This is my most recent email update on my first year as an intern with a campus ministry –
The most common question that I’ve been asked recently is, “So, how does it feel to be off for the summer?”
My first thought is, “I don’t know, how does it feel to be off for the summer?”
I don’t have the summer off. 😉
But, as you know, the regular rhythms of the school year are gone. There are many students in and around Tulsa for the summer, and we are kicking off the first of many summer cookouts tonight! We’re excited for the chance to foster community with students during a time when they have a slightly less demanding workload – many are working or doing research here for the summer.
The week after final exams, we hopped on a charter bus and went to Florida for the annual national Summer Conference. Our students spent the week attending seminars on topics like Justification, Faithful Sexuality, Cross-Cultural Community, Glorification, and Friendship, to name just a few. Each day, we had lots of free time to spend on the beach, playing in various tournaments, or napping by one of the many pools.
At the end of the week, we circled up to talk about what we learned and would take away from the week. More than one student cried as they talked about the meaningful ways the other students on the trip made them feel welcome and loved. Summer Conference really is an intensive week of community, and it was beautiful to hear wise words from our students and to witness new friendships as we prepared to leave.

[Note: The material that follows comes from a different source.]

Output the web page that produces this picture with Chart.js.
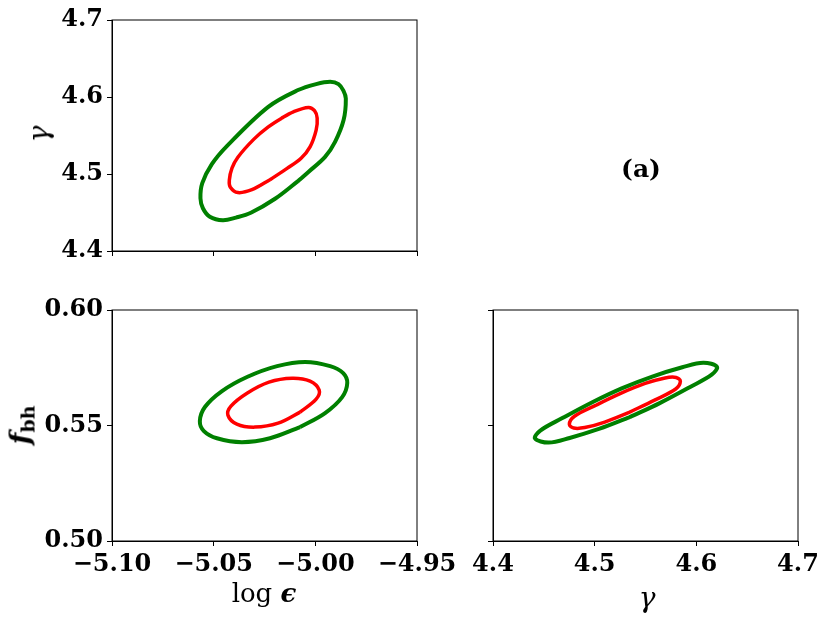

I’m grateful for this first year of the internship. There have been days when I felt useless, exhausted, or depressed. I’ve had a weary spirit. I miss my close friends and family dearly. But I am captivated by the work God is doing at this university. Summer Conference was a refreshing time personally, as I was reminded of the extent of RUF’s ministry and spent time talking with those from other campuses about the impact of Christ in their students’ lives.
This past week, I was able to visit Lincoln, to see a cousin graduate and to celebrate a wedding. There, I felt God’s kindness to me more tangibly than I have in a long time. Despite my ungrateful, weary attitude toward life where I am as of late, he provided a time of refreshment almost beyond my emotional capacity to process. I felt so loved and cared for, and I felt the true weight of support from everyone I visited.